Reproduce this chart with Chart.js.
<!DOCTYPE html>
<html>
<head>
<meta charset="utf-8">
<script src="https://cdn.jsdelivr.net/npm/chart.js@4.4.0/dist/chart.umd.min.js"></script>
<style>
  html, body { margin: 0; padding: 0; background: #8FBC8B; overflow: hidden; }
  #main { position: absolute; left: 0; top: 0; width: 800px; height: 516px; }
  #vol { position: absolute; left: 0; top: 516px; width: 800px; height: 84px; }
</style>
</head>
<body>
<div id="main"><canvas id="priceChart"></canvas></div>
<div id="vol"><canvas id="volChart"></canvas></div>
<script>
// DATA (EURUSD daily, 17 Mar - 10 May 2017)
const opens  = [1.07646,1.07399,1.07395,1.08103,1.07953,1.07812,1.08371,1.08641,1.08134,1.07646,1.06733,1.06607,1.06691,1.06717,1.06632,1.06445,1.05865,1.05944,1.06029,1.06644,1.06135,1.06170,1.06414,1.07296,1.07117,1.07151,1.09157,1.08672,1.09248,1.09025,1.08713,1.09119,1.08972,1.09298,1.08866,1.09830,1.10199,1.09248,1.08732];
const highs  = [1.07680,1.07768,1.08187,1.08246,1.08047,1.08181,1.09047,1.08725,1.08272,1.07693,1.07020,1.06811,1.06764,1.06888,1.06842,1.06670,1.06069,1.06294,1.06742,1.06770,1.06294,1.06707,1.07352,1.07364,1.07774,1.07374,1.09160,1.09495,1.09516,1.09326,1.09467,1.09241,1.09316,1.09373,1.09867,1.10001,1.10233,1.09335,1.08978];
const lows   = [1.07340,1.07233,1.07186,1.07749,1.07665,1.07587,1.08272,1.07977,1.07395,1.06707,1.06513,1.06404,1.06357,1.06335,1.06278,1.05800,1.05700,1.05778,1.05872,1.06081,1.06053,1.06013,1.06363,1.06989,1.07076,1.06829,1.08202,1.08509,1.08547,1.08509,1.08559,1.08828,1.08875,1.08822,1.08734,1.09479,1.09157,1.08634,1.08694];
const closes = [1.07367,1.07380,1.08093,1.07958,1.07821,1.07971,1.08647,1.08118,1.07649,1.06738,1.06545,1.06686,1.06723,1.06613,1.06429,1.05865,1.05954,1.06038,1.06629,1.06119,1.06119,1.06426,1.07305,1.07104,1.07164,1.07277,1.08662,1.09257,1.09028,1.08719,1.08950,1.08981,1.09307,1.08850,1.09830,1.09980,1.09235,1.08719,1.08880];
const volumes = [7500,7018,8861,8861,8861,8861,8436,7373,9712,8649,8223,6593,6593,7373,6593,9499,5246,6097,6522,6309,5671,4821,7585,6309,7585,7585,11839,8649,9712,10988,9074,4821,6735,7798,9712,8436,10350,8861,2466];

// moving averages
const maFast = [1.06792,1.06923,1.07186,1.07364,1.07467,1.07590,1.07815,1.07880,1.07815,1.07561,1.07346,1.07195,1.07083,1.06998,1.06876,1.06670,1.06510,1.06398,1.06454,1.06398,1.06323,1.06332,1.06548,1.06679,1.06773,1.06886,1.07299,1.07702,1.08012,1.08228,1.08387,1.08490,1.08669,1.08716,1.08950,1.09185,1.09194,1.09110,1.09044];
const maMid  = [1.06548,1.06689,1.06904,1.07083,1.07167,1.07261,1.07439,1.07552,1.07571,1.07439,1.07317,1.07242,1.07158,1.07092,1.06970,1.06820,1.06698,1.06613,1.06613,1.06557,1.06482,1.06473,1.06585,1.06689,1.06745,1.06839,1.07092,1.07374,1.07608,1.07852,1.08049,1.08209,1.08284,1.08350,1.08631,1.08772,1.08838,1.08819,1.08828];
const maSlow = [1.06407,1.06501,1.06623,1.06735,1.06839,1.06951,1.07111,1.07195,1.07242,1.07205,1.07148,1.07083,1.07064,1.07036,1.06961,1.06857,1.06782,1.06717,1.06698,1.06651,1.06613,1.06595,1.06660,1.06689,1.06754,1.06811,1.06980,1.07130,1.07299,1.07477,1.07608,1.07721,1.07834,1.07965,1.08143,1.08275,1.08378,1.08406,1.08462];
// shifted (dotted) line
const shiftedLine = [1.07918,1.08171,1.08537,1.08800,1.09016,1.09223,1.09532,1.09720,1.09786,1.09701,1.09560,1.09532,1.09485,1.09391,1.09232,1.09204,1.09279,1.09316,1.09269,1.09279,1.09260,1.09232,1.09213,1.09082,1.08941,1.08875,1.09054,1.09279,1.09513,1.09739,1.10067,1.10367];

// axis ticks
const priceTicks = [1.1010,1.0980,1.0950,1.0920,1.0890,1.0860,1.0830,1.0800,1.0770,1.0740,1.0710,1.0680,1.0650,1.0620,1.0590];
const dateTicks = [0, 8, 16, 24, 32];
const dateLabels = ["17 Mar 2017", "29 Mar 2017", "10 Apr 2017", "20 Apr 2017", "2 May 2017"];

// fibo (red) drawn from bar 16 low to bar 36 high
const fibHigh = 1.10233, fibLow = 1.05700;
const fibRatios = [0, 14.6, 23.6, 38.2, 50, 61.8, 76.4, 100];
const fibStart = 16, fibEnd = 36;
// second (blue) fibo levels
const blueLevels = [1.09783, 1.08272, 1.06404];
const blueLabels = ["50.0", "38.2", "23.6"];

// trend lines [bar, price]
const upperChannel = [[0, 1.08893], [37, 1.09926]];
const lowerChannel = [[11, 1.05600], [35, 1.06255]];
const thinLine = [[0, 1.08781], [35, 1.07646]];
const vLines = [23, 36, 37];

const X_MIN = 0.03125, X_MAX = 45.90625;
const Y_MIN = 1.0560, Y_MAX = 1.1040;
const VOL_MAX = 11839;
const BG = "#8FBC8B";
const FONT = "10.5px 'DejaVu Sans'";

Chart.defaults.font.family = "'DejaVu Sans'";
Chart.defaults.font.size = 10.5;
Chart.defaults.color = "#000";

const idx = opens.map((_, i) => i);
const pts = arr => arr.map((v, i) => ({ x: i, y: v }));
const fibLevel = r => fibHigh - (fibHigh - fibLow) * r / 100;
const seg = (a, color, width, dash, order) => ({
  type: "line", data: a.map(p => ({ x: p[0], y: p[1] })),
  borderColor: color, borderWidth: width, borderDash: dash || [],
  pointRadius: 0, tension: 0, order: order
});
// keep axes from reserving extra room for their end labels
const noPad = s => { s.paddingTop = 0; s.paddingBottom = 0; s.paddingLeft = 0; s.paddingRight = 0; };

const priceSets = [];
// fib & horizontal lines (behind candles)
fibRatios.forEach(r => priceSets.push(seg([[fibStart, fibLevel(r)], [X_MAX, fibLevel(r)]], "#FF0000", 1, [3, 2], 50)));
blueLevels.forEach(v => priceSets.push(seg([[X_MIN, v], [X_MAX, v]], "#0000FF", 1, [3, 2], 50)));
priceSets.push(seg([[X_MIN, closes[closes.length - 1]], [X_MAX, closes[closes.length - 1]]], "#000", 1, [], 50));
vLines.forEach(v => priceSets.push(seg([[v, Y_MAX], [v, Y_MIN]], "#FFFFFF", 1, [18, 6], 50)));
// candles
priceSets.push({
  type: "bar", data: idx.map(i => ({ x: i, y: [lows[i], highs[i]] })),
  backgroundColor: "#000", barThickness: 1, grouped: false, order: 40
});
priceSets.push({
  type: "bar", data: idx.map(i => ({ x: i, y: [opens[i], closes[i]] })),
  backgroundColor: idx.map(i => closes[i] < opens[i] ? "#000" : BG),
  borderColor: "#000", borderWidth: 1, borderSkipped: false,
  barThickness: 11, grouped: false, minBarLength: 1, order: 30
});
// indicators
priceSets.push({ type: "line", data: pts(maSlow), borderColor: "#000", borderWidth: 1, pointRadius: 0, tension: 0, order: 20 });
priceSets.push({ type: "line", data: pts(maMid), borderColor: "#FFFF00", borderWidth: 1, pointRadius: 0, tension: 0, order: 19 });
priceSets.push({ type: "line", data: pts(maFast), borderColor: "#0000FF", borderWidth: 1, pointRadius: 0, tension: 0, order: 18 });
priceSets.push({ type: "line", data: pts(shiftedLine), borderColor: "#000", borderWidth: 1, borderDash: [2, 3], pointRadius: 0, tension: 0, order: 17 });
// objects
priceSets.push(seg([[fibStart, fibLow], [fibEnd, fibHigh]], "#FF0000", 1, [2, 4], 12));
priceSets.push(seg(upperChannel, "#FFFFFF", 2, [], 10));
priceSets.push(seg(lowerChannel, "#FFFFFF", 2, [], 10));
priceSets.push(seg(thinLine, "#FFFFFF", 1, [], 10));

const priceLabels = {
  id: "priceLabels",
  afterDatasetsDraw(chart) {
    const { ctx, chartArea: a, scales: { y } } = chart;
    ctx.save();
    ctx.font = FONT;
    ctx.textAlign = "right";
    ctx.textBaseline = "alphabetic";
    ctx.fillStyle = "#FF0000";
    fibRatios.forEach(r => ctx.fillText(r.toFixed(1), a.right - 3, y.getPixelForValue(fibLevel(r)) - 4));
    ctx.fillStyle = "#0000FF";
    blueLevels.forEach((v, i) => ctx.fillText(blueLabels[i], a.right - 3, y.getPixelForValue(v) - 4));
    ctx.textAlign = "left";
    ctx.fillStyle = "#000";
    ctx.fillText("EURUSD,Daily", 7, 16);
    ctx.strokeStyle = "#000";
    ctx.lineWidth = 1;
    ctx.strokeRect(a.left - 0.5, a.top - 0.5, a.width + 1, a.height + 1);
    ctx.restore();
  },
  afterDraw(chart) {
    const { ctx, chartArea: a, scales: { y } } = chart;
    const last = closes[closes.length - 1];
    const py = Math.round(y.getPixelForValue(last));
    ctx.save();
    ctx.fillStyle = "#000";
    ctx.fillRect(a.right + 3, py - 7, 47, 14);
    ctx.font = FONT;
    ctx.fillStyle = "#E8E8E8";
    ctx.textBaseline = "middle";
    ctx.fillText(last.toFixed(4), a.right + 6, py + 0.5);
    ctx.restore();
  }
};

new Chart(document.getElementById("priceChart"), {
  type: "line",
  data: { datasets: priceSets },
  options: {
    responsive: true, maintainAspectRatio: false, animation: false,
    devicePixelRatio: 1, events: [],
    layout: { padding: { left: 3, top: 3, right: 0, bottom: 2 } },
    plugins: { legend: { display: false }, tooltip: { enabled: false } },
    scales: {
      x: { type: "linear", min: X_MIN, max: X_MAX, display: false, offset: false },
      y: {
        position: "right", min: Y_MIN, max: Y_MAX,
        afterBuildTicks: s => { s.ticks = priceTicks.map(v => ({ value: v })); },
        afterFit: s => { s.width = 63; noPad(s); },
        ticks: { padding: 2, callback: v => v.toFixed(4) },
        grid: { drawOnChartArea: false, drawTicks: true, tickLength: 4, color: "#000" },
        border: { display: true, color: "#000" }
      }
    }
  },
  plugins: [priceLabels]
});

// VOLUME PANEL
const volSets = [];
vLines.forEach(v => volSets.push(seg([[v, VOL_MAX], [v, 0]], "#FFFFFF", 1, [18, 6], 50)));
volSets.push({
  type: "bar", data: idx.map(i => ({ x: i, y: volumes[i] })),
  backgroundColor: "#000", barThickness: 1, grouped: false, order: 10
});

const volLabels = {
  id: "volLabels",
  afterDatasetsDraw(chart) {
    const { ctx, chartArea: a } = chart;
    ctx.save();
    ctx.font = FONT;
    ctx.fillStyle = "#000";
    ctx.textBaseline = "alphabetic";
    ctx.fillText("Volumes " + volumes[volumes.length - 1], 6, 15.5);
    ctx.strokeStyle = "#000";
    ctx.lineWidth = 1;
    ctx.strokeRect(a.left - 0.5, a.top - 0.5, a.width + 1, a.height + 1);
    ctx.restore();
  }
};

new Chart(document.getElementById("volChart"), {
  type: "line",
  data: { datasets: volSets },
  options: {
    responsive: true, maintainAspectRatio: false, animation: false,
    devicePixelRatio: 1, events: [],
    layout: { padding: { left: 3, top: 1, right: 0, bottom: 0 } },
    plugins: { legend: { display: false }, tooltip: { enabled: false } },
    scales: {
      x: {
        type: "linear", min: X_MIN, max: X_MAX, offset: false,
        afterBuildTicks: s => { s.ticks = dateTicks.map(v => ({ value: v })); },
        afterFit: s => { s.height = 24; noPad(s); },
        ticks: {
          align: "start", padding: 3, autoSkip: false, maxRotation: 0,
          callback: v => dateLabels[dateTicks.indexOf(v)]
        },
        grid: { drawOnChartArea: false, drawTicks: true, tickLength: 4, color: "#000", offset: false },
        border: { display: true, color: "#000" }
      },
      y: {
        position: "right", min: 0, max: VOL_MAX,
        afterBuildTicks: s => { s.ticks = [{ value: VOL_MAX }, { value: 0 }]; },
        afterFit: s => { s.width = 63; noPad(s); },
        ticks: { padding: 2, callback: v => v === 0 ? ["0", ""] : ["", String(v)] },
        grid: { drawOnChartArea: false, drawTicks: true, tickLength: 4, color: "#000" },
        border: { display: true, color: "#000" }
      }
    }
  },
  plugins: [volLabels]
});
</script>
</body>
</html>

━━━━━━━━━━━━━━━━━━━━━━━━━━━━━━

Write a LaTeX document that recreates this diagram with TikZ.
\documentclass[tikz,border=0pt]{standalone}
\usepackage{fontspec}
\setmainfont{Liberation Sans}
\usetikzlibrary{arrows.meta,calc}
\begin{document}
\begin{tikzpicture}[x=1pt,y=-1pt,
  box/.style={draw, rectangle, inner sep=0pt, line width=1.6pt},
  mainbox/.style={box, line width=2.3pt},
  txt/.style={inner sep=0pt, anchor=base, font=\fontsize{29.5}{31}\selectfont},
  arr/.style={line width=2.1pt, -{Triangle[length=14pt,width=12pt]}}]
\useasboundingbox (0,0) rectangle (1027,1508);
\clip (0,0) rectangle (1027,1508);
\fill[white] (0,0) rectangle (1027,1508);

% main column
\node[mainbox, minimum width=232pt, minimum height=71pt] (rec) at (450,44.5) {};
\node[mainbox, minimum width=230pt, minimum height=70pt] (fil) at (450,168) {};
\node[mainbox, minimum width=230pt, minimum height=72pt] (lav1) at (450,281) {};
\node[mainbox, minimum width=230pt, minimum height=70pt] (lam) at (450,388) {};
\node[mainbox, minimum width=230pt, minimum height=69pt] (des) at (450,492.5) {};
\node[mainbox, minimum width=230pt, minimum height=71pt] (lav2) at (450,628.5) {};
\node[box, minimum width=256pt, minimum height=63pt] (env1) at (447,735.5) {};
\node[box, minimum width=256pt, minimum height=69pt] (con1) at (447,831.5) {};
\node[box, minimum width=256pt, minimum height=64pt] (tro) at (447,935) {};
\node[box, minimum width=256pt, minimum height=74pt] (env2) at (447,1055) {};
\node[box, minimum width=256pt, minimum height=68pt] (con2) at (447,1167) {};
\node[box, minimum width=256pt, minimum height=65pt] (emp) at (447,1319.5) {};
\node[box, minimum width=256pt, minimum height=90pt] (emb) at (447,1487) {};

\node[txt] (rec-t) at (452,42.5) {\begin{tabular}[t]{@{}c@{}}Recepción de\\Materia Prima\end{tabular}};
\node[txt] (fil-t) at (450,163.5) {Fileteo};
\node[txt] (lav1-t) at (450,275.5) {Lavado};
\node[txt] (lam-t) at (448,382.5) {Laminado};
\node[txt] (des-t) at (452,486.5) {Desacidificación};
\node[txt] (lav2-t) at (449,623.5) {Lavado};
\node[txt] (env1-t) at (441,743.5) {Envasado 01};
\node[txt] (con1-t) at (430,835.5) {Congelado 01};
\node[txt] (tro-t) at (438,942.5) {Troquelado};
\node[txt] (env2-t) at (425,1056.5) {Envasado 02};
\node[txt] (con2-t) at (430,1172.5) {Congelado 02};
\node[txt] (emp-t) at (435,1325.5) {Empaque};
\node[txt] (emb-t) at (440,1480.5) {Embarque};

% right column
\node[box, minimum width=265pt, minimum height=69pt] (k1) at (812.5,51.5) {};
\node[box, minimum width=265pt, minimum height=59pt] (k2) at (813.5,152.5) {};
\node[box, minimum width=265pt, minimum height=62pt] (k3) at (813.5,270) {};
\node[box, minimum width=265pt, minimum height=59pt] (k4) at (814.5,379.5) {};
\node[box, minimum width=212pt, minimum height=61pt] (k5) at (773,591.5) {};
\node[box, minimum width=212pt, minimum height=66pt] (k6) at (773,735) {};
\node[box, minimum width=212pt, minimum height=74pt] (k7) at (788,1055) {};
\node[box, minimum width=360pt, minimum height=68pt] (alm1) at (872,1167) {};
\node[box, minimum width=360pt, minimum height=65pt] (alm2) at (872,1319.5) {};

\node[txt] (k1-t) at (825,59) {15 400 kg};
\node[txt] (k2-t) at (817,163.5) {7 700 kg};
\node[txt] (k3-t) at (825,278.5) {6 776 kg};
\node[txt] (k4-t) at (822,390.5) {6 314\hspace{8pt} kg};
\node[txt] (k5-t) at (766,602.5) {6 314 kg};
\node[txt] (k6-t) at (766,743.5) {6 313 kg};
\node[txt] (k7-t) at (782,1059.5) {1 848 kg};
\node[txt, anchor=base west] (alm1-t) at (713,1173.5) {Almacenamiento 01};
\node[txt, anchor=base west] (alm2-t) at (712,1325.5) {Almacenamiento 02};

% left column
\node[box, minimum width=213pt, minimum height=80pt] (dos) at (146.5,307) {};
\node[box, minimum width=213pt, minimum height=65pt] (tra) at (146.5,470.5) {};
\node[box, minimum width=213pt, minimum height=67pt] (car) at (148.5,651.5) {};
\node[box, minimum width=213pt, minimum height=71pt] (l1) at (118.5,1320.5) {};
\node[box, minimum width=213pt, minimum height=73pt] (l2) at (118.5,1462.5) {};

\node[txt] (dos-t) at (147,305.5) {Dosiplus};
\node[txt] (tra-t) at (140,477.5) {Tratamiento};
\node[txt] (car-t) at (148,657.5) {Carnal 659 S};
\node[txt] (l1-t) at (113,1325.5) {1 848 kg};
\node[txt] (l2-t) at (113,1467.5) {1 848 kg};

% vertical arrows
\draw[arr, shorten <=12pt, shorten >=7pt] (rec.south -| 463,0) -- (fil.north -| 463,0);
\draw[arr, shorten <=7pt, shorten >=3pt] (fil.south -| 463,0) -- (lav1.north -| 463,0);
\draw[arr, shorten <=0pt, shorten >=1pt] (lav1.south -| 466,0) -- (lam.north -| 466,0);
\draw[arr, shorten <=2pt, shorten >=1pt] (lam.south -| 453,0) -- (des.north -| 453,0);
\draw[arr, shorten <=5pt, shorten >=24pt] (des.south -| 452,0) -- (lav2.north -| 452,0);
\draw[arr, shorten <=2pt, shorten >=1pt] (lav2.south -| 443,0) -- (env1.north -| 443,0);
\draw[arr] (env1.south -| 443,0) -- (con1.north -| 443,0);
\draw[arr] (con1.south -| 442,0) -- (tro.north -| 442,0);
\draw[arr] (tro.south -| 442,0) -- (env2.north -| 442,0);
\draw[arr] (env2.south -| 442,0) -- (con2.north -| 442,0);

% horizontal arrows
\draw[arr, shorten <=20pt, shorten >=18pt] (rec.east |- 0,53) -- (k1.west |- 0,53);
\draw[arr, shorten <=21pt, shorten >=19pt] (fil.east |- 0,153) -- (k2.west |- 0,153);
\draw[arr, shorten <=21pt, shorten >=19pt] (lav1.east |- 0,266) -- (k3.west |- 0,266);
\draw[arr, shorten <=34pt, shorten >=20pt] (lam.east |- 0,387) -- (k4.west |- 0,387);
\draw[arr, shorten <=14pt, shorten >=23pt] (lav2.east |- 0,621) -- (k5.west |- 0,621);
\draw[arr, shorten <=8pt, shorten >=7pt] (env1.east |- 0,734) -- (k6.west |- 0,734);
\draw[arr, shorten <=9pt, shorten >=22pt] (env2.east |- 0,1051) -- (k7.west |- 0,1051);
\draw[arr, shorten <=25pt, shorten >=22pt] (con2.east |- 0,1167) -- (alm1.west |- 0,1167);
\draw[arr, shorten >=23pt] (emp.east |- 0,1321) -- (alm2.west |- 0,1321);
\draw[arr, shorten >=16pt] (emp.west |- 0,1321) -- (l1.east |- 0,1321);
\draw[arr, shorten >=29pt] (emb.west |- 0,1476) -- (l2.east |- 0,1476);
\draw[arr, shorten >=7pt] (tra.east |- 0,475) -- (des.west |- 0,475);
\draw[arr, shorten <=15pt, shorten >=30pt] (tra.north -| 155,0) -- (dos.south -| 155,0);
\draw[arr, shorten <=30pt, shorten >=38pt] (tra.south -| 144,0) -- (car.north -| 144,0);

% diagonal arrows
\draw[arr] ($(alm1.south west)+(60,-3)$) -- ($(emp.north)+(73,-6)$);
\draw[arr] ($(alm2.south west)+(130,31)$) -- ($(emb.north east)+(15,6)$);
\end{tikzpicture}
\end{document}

━━━━━━━━━━━━━━━━━━━━━━━━━━━━━━

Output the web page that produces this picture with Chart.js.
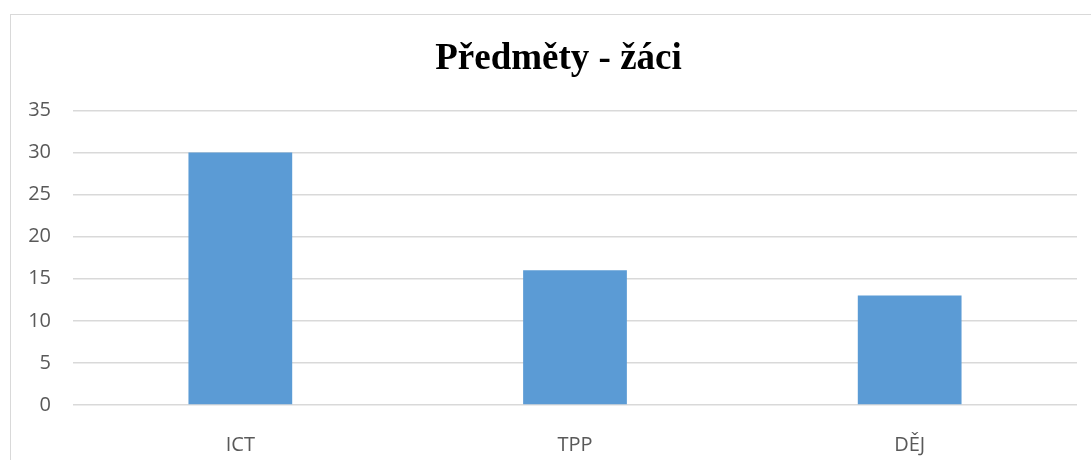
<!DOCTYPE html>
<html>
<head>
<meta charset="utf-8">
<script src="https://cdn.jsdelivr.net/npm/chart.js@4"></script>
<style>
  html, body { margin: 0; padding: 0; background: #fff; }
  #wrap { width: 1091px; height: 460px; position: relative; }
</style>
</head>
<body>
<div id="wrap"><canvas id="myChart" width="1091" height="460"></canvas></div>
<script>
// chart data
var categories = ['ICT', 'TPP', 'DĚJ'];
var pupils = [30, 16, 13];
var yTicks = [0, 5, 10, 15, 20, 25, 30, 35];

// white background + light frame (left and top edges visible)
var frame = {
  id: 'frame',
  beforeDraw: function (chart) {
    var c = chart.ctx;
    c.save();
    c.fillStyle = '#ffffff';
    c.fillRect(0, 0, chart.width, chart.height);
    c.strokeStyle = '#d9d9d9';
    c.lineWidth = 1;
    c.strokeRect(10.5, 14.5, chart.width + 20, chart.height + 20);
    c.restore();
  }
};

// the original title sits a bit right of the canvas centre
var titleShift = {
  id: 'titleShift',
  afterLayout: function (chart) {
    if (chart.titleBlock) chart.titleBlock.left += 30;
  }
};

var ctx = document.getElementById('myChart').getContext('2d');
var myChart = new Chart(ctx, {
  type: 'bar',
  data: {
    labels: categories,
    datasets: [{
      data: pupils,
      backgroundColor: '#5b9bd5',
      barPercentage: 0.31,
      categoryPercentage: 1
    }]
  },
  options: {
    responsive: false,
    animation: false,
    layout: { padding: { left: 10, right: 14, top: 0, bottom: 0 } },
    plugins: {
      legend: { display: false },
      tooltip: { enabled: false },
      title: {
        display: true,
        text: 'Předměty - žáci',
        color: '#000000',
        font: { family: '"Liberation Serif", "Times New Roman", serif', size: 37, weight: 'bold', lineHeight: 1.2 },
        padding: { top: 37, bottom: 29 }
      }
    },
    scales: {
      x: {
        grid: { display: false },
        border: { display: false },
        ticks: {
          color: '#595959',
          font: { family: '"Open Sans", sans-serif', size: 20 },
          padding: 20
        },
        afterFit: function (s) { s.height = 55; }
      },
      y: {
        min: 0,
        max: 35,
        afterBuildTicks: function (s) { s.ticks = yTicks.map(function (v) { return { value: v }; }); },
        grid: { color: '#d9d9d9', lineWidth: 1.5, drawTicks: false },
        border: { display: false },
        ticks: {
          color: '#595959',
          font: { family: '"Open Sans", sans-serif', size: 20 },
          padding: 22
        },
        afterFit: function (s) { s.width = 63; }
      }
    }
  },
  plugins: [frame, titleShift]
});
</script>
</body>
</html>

━━━━━━━━━━━━━━━━━━━━━━━━━━━━━━

SET EXERCISE
The first line to copy holds "Output the web", and the last holds "var yTicks = [0, 5, 10, 15, 20, 25, 30, 35];". Copy them and the lines between exactly, leaving out pictures.

REPLY
Output the web page that produces this picture with Chart.js.
<!DOCTYPE html>
<html>
<head>
<meta charset="utf-8">
<script src="https://cdn.jsdelivr.net/npm/chart.js@4"></script>
<style>
  html, body { margin: 0; padding: 0; background: #fff; }
  #wrap { width: 1091px; height: 460px; position: relative; }
</style>
</head>
<body>
<div id="wrap"><canvas id="myChart" width="1091" height="460"></canvas></div>
<script>
// chart data
var categories = ['ICT', 'TPP', 'DĚJ'];
var pupils = [30, 16, 13];
var yTicks = [0, 5, 10, 15, 20, 25, 30, 35];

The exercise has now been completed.